▸ Objective:
In the listing below, locate the line that contains "Reproduce this diagram with TikZ." and the line that contains "(0,0) rectangle (2048,1536);". Restate word for word those two lines and every line between them, and nothing else.

^^^^

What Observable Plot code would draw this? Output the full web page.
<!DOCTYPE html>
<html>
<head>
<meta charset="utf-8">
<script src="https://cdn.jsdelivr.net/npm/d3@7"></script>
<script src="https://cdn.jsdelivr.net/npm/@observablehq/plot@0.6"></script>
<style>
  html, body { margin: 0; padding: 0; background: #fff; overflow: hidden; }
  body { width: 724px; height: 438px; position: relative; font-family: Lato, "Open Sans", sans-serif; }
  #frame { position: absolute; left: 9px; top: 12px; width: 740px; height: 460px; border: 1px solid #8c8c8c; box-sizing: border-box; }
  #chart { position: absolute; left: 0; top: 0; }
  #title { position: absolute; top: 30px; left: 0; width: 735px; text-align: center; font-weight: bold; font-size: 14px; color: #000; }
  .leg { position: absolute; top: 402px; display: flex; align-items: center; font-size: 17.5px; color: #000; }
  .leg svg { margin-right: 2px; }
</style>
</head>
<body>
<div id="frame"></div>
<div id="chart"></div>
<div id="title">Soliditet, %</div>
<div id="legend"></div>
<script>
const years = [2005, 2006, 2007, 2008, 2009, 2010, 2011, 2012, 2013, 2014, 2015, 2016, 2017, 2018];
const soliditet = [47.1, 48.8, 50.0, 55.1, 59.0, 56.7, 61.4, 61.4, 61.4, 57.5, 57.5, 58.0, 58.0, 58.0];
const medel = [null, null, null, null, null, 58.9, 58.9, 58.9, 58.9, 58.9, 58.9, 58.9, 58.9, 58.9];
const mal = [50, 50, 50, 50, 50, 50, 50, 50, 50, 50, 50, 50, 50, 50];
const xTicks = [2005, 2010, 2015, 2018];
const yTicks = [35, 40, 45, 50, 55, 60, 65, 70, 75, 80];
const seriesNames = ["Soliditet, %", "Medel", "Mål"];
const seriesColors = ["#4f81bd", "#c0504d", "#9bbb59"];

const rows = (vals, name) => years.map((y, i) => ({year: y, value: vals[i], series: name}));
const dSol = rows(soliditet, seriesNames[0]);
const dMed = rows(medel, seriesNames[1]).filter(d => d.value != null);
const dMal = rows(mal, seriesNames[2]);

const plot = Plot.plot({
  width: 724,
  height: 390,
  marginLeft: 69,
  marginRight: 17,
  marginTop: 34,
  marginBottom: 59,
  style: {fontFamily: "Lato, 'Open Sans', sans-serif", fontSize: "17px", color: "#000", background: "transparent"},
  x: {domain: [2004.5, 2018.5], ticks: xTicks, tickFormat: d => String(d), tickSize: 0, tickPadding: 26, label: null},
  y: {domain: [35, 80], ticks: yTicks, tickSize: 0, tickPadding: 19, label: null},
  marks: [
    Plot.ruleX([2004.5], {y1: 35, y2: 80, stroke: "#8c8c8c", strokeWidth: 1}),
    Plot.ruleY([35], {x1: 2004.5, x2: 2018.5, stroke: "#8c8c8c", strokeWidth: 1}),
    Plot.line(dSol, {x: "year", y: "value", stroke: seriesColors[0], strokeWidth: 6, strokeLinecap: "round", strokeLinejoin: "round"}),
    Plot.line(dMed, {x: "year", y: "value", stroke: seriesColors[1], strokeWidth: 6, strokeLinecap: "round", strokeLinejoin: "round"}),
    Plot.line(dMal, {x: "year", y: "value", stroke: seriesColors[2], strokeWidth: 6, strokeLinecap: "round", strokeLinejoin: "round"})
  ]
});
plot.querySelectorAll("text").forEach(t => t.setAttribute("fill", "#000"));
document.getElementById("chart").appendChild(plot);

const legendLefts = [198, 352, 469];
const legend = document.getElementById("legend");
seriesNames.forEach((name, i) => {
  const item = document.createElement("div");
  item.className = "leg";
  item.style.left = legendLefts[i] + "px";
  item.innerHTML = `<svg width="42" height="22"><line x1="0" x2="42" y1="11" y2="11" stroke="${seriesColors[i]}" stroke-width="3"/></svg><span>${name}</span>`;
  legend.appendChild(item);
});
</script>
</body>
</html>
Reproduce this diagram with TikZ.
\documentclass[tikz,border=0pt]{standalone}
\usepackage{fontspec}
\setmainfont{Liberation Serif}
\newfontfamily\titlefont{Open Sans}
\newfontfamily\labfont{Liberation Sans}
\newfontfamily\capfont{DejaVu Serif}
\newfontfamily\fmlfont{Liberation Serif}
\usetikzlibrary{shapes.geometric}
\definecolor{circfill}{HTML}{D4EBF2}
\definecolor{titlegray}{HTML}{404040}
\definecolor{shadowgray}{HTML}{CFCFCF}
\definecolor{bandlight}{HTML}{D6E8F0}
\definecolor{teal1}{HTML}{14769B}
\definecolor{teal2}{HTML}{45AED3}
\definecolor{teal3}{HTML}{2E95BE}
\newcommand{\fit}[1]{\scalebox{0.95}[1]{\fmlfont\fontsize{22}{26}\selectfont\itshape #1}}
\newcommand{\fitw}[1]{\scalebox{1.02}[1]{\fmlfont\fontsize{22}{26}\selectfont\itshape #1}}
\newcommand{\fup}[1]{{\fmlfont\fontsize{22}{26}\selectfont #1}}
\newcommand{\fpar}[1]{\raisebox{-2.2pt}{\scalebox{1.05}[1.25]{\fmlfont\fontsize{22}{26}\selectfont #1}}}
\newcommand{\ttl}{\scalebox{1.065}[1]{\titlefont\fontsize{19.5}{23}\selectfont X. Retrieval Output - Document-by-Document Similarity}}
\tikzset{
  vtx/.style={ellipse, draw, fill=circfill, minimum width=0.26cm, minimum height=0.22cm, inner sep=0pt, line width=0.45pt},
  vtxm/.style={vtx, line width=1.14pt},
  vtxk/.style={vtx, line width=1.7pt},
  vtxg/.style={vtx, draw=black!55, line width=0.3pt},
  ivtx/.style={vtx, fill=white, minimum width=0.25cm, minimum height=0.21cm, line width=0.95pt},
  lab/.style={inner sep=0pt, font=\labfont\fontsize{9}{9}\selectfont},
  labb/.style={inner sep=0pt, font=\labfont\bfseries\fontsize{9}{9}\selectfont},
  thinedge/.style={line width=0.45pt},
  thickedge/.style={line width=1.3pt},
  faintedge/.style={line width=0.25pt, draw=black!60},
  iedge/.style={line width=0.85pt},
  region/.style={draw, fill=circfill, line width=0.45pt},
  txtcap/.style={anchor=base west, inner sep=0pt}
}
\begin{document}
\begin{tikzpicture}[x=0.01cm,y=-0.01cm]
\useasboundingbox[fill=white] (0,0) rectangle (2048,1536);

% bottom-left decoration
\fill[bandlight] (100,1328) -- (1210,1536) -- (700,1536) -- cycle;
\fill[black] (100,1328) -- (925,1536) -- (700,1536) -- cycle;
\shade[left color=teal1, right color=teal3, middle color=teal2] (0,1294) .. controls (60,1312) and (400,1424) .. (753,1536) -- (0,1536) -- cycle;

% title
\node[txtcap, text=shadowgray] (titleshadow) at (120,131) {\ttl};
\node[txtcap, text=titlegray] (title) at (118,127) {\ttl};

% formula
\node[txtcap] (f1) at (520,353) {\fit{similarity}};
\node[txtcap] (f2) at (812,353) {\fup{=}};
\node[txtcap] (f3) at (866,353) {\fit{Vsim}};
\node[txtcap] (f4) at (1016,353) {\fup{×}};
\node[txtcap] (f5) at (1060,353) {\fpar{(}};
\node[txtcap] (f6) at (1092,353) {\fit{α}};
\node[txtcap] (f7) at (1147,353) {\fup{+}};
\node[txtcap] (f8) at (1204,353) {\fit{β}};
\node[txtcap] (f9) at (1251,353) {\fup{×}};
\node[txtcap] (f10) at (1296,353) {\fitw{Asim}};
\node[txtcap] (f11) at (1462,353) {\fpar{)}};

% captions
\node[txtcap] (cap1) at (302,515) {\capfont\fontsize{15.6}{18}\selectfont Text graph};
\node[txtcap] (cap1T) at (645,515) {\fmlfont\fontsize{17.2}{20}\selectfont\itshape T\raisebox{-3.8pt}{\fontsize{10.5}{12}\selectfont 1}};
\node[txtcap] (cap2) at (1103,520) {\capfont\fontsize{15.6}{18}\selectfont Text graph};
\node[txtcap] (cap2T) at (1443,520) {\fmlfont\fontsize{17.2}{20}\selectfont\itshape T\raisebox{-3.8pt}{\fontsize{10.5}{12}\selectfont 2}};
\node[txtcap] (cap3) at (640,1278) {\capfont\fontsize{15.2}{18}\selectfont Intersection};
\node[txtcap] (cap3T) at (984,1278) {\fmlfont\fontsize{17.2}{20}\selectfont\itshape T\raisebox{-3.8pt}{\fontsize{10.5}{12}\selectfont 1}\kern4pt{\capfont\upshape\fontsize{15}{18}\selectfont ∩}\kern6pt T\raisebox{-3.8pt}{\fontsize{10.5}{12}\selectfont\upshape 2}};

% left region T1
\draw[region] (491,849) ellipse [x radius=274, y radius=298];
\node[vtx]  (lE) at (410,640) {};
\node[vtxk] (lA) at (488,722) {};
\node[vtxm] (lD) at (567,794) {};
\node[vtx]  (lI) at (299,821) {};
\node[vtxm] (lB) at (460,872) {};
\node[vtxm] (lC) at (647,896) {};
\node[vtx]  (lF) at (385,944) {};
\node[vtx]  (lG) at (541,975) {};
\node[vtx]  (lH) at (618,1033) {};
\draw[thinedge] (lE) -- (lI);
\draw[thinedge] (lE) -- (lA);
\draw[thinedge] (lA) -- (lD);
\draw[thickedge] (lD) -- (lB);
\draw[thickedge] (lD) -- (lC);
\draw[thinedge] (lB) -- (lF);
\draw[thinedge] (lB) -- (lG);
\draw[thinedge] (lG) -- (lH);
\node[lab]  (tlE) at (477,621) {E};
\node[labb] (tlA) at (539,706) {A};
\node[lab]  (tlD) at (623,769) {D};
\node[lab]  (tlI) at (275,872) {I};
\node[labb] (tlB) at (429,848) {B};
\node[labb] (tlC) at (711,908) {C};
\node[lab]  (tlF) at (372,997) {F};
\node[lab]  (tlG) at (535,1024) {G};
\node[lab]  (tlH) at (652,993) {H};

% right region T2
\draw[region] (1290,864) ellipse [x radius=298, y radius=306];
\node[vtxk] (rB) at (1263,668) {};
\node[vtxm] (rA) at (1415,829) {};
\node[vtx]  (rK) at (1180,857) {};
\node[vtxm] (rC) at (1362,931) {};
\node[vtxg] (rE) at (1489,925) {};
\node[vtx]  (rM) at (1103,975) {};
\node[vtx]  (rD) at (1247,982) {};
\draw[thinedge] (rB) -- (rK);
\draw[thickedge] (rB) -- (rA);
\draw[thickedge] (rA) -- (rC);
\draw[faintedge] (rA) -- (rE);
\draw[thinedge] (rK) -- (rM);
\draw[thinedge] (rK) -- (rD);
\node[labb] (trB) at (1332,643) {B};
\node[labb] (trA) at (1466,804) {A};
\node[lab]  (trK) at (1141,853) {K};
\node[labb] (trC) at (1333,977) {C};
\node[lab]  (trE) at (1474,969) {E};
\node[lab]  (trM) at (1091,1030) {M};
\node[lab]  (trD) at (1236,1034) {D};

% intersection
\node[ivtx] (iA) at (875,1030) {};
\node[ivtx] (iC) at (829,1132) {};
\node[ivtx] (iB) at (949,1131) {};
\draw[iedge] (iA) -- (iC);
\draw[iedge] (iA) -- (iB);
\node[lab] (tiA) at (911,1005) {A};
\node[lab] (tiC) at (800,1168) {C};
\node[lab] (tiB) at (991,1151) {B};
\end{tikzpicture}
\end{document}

^^^^

▸ Worked answer:
Reproduce this diagram with TikZ.
\documentclass[tikz,border=0pt]{standalone}
\usepackage{fontspec}
\setmainfont{Liberation Serif}
\newfontfamily\titlefont{Open Sans}
\newfontfamily\labfont{Liberation Sans}
\newfontfamily\capfont{DejaVu Serif}
\newfontfamily\fmlfont{Liberation Serif}
\usetikzlibrary{shapes.geometric}
\definecolor{circfill}{HTML}{D4EBF2}
\definecolor{titlegray}{HTML}{404040}
\definecolor{shadowgray}{HTML}{CFCFCF}
\definecolor{bandlight}{HTML}{D6E8F0}
\definecolor{teal1}{HTML}{14769B}
\definecolor{teal2}{HTML}{45AED3}
\definecolor{teal3}{HTML}{2E95BE}
\newcommand{\fit}[1]{\scalebox{0.95}[1]{\fmlfont\fontsize{22}{26}\selectfont\itshape #1}}
\newcommand{\fitw}[1]{\scalebox{1.02}[1]{\fmlfont\fontsize{22}{26}\selectfont\itshape #1}}
\newcommand{\fup}[1]{{\fmlfont\fontsize{22}{26}\selectfont #1}}
\newcommand{\fpar}[1]{\raisebox{-2.2pt}{\scalebox{1.05}[1.25]{\fmlfont\fontsize{22}{26}\selectfont #1}}}
\newcommand{\ttl}{\scalebox{1.065}[1]{\titlefont\fontsize{19.5}{23}\selectfont X. Retrieval Output - Document-by-Document Similarity}}
\tikzset{
  vtx/.style={ellipse, draw, fill=circfill, minimum width=0.26cm, minimum height=0.22cm, inner sep=0pt, line width=0.45pt},
  vtxm/.style={vtx, line width=1.14pt},
  vtxk/.style={vtx, line width=1.7pt},
  vtxg/.style={vtx, draw=black!55, line width=0.3pt},
  ivtx/.style={vtx, fill=white, minimum width=0.25cm, minimum height=0.21cm, line width=0.95pt},
  lab/.style={inner sep=0pt, font=\labfont\fontsize{9}{9}\selectfont},
  labb/.style={inner sep=0pt, font=\labfont\bfseries\fontsize{9}{9}\selectfont},
  thinedge/.style={line width=0.45pt},
  thickedge/.style={line width=1.3pt},
  faintedge/.style={line width=0.25pt, draw=black!60},
  iedge/.style={line width=0.85pt},
  region/.style={draw, fill=circfill, line width=0.45pt},
  txtcap/.style={anchor=base west, inner sep=0pt}
}
\begin{document}
\begin{tikzpicture}[x=0.01cm,y=-0.01cm]
\useasboundingbox[fill=white] (0,0) rectangle (2048,1536);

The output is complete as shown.